Appeals, Evidence, Negligence

DEFENDANT’S MOTION FOR SUMMARY JUDGMENT IN THIS SLIP AND FALL CASE SHOULD NOT HAVE BEEN GRANTED, ISSUE THAT WAS ADDRESSED BY THE DEFENDANT IN ITS REPLY PAPERS AND THE JUDGE IS PRESERVED FOR APPEAL, COMPLIANCE WITH REGULATIONS IS NOT DISPOSITIVE ON THE ISSUE OF NEGLIGENCE (FOURTH DEPT). ​

The Fourth Department, reversing Supreme Court, determined defendant’s motion for summary judgment in this slip and fall case should not have been granted. Plaintiff tripped over a wheelchair scale in a hallway of defendant’s nursing home. The Fourth Department noted that the issue was preserved for appeal despite the absence from the record of the memorandum which raised the issue.

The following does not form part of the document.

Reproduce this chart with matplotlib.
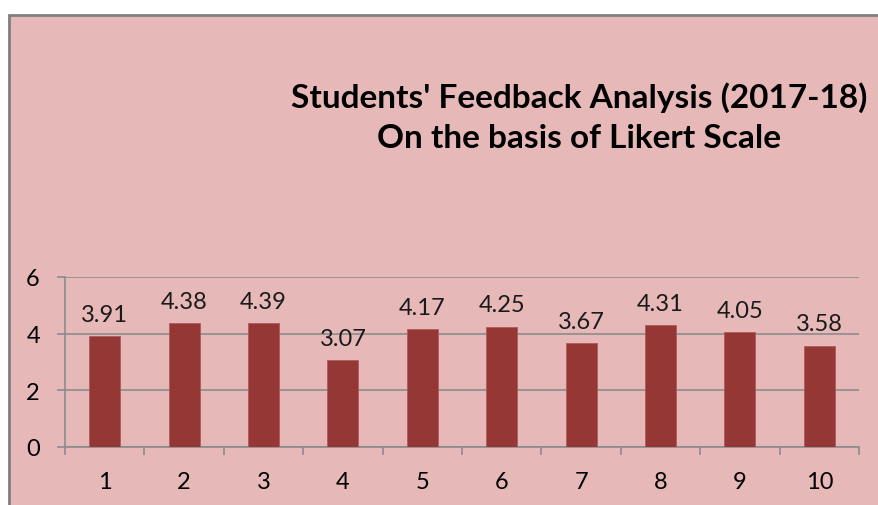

The issue was addressed in defendant’s reply papers and noted in the court’s written decision. The Fourth Department held that the scale was not an open and obvious hazard as a matter of law and the fact that the scale was alleged to have been in compliance with the National Fire Prevention Associations’s Life Safety Code would not be dispositive on the issue of negligence:

… [P]laintiff’s contention that defendant failed to meet its initial burden on its motion for summary judgment is properly before us inasmuch as it involves a “question of law appearing on the face of the record . . . [that] could not have been avoided by the opposing party if brought to that party’s attention in a timely manner” … . …

… [T]he facts here simply do not warrant concluding as a matter of law that the [wheelchair scale] was so obvious that it would necessarily be noticed by any careful observer, so as to make any warning superfluous’ ” and to support a conclusion that it was not a hazard as a matter of law … . …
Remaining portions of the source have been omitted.